# What you will do
Begin at the first line of the data and copy each line through the one containing "90.0, 97.0, 97.0];", that line included, with no pictures.

Records from a dataset

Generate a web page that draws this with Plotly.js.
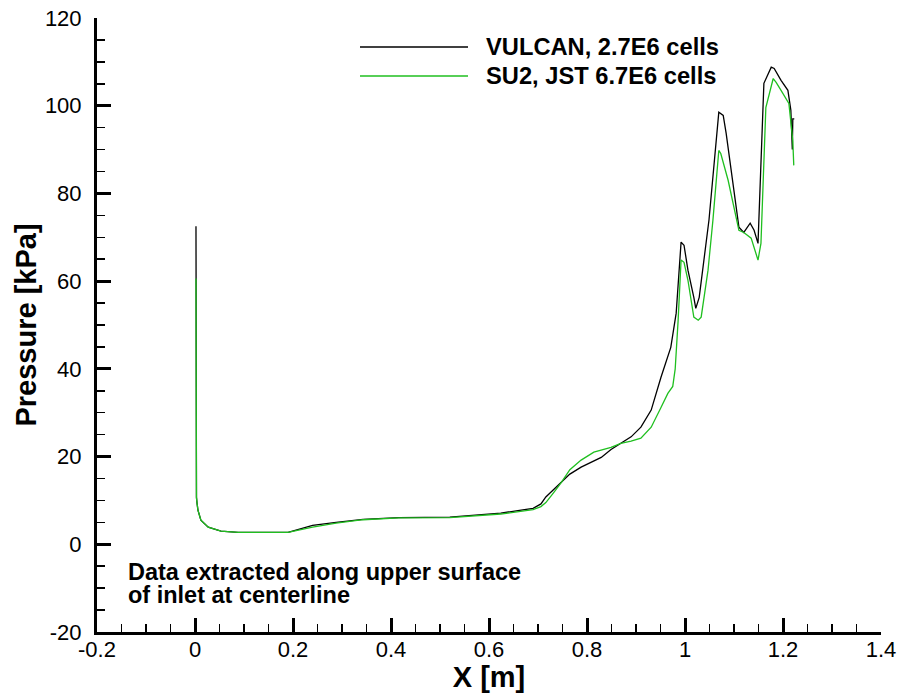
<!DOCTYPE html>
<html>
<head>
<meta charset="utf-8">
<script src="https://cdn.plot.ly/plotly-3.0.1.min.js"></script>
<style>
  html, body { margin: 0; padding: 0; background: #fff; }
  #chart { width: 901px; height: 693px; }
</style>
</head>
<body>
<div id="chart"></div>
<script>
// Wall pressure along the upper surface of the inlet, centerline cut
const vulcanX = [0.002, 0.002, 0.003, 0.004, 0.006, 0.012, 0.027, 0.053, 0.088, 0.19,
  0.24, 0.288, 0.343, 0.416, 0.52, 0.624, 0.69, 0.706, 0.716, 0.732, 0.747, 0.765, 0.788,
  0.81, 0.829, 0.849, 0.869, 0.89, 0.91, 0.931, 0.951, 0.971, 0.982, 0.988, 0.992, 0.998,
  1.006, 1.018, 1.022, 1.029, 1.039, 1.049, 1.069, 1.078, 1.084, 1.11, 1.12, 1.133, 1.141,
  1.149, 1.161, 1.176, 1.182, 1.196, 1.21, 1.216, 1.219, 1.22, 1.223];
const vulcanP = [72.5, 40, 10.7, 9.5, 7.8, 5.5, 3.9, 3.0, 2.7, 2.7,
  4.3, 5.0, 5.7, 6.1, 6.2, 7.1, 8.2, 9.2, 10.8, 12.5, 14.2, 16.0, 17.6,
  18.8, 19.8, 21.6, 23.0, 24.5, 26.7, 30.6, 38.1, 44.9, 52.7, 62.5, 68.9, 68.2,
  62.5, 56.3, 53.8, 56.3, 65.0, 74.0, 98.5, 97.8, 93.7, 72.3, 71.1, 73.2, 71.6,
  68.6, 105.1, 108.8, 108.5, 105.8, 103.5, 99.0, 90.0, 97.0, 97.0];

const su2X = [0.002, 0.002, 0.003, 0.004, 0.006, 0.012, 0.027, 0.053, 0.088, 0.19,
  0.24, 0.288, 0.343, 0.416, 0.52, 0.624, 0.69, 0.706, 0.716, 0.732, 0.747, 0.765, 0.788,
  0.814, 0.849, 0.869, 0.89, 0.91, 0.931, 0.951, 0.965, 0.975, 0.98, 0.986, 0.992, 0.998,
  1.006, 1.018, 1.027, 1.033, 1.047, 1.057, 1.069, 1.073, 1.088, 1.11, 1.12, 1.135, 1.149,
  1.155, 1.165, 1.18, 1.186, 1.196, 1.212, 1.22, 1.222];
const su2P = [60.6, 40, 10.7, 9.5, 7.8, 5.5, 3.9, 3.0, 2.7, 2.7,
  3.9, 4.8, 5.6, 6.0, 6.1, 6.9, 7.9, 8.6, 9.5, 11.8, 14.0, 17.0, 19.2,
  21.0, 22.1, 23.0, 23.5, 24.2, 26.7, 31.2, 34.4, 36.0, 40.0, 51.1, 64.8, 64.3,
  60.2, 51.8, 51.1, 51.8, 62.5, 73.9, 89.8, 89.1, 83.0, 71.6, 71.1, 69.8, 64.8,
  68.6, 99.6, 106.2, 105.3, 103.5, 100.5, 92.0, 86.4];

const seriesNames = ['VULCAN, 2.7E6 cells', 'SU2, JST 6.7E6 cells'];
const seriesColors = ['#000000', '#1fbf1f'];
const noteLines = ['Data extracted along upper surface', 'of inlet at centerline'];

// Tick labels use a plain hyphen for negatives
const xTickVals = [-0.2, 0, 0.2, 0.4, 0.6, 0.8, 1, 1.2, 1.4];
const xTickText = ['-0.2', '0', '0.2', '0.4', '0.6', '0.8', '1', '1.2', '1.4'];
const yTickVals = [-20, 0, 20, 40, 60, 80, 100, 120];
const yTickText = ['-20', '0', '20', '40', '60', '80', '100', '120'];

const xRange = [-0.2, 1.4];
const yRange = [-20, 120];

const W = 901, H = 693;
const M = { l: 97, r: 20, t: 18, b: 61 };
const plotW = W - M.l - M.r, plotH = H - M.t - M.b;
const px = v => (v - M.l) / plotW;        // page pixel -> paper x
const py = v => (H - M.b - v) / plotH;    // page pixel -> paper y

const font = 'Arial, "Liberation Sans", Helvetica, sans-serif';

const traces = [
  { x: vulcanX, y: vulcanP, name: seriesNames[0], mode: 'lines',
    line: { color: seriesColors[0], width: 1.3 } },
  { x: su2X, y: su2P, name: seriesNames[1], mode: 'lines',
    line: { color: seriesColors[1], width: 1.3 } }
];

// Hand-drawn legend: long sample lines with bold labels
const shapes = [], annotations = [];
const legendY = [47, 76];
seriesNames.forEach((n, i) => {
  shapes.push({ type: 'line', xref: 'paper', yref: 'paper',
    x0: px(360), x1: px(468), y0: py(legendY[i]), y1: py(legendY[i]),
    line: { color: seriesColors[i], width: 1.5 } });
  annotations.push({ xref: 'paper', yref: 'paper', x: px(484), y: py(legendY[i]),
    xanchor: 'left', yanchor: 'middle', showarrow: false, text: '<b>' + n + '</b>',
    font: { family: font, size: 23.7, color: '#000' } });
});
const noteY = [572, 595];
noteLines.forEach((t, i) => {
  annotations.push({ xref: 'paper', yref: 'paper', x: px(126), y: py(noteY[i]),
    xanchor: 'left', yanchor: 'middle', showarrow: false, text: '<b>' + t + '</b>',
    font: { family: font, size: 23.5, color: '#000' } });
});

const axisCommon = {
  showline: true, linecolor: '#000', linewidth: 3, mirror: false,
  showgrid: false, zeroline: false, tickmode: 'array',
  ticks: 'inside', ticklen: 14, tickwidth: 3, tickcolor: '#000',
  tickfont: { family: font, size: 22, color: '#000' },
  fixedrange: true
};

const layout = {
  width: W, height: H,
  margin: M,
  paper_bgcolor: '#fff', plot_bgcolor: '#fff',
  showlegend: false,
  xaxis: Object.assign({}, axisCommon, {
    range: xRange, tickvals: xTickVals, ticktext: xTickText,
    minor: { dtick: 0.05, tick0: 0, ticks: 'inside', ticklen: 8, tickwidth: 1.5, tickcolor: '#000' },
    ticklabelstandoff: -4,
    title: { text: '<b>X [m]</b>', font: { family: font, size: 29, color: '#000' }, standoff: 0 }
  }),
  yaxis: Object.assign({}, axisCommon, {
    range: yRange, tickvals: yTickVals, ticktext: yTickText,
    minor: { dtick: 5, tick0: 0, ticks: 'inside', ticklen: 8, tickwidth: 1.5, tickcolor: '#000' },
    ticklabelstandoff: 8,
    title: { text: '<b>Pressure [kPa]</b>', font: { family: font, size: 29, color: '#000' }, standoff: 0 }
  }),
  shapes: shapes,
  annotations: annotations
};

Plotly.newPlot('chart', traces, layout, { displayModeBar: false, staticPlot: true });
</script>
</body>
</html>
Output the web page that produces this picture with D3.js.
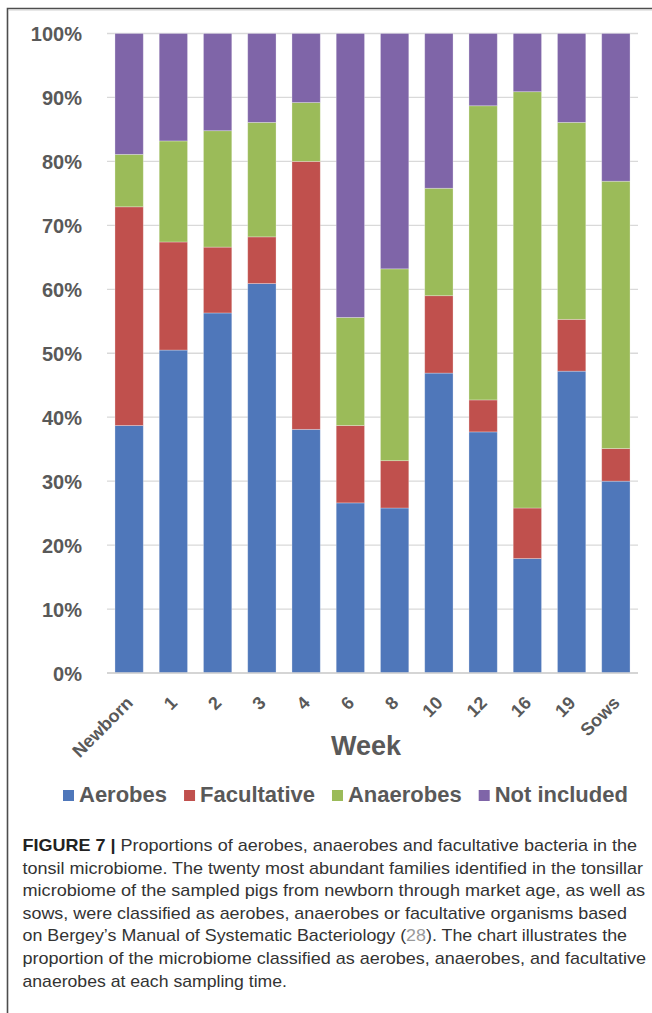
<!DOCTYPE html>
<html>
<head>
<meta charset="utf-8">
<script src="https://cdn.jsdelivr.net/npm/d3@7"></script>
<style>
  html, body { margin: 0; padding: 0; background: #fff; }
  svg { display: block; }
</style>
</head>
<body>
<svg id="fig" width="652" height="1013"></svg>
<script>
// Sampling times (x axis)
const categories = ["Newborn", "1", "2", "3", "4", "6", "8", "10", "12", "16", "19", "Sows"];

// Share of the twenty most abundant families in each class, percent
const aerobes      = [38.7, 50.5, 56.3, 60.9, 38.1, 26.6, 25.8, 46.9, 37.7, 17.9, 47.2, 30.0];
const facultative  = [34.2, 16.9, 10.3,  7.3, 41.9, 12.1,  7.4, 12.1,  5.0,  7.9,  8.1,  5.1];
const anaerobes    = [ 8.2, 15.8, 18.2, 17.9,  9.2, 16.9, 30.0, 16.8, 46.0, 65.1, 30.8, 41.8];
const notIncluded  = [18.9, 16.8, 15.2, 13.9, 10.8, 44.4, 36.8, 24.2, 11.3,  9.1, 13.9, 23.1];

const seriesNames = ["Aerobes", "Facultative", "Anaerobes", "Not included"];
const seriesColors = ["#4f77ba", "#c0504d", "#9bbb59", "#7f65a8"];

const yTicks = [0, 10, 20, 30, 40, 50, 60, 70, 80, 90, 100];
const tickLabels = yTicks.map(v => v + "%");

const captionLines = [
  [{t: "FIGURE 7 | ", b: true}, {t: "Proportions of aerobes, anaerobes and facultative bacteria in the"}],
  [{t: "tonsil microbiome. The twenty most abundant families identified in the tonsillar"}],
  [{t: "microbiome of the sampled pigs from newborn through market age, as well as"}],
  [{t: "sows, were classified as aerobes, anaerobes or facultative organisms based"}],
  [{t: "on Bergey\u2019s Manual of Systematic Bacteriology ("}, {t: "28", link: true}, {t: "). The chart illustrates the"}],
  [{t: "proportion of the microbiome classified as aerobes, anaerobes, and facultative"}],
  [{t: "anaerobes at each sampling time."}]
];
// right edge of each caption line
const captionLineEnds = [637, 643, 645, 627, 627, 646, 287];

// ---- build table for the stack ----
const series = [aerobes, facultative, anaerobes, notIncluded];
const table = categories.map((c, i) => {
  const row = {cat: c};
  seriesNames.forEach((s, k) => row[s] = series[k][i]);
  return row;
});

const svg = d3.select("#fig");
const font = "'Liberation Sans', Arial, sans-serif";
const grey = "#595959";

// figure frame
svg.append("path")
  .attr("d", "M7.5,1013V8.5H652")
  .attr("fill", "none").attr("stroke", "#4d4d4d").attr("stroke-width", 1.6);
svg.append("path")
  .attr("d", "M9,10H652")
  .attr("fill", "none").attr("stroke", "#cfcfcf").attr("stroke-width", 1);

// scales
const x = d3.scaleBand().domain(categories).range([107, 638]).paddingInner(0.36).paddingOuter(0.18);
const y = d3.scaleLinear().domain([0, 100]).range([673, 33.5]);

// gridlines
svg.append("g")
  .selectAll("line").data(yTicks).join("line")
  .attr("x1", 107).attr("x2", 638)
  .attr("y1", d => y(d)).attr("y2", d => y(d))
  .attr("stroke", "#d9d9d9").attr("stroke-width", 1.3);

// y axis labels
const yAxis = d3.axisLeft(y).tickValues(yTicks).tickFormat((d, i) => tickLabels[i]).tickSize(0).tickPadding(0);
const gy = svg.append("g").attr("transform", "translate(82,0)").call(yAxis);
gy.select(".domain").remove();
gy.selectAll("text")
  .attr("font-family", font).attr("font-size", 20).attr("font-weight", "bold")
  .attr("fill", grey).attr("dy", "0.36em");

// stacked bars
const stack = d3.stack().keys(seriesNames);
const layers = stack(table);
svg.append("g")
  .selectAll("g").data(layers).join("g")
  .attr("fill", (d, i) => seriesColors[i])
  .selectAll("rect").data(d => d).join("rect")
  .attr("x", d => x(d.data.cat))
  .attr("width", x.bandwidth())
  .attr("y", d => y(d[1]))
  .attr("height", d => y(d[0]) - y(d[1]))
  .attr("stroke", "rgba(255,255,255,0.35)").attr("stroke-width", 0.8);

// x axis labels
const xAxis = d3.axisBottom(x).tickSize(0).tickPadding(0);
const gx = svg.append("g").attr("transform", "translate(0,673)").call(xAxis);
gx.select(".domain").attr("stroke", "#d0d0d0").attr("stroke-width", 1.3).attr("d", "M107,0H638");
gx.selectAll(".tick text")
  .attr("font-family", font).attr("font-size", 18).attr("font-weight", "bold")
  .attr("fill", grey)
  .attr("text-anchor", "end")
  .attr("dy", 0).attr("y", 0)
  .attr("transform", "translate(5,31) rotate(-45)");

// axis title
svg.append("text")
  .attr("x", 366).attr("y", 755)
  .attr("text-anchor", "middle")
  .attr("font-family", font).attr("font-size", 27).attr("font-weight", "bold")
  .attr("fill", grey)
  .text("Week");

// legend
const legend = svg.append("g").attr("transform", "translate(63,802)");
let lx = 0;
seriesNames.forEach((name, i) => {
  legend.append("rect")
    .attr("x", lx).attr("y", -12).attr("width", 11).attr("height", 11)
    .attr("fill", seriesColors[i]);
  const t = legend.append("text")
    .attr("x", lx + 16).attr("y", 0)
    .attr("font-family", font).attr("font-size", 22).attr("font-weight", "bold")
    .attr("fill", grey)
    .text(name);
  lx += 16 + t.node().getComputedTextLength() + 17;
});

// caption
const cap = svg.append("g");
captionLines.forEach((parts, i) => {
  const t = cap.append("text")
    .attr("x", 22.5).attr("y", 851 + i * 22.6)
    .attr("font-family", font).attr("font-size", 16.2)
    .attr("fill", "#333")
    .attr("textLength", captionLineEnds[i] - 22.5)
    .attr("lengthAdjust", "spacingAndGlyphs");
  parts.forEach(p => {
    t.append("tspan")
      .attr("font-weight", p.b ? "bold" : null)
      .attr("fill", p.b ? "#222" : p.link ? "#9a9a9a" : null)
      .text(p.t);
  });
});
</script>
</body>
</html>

# Full response
Generate a web page that draws this with Plotly.js.
<!DOCTYPE html>
<html>
<head>
<meta charset="utf-8">
<script src="https://cdn.plot.ly/plotly-3.0.1.min.js"></script>
<style>
  html, body { margin: 0; padding: 0; background: #fff; }
  #chart { width: 901px; height: 693px; }
</style>
</head>
<body>
<div id="chart"></div>
<script>
// Wall pressure along the upper surface of the inlet, centerline cut
const vulcanX = [0.002, 0.002, 0.003, 0.004, 0.006, 0.012, 0.027, 0.053, 0.088, 0.19,
  0.24, 0.288, 0.343, 0.416, 0.52, 0.624, 0.69, 0.706, 0.716, 0.732, 0.747, 0.765, 0.788,
  0.81, 0.829, 0.849, 0.869, 0.89, 0.91, 0.931, 0.951, 0.971, 0.982, 0.988, 0.992, 0.998,
  1.006, 1.018, 1.022, 1.029, 1.039, 1.049, 1.069, 1.078, 1.084, 1.11, 1.12, 1.133, 1.141,
  1.149, 1.161, 1.176, 1.182, 1.196, 1.21, 1.216, 1.219, 1.22, 1.223];
const vulcanP = [72.5, 40, 10.7, 9.5, 7.8, 5.5, 3.9, 3.0, 2.7, 2.7,
  4.3, 5.0, 5.7, 6.1, 6.2, 7.1, 8.2, 9.2, 10.8, 12.5, 14.2, 16.0, 17.6,
  18.8, 19.8, 21.6, 23.0, 24.5, 26.7, 30.6, 38.1, 44.9, 52.7, 62.5, 68.9, 68.2,
  62.5, 56.3, 53.8, 56.3, 65.0, 74.0, 98.5, 97.8, 93.7, 72.3, 71.1, 73.2, 71.6,
  68.6, 105.1, 108.8, 108.5, 105.8, 103.5, 99.0, 90.0, 97.0, 97.0];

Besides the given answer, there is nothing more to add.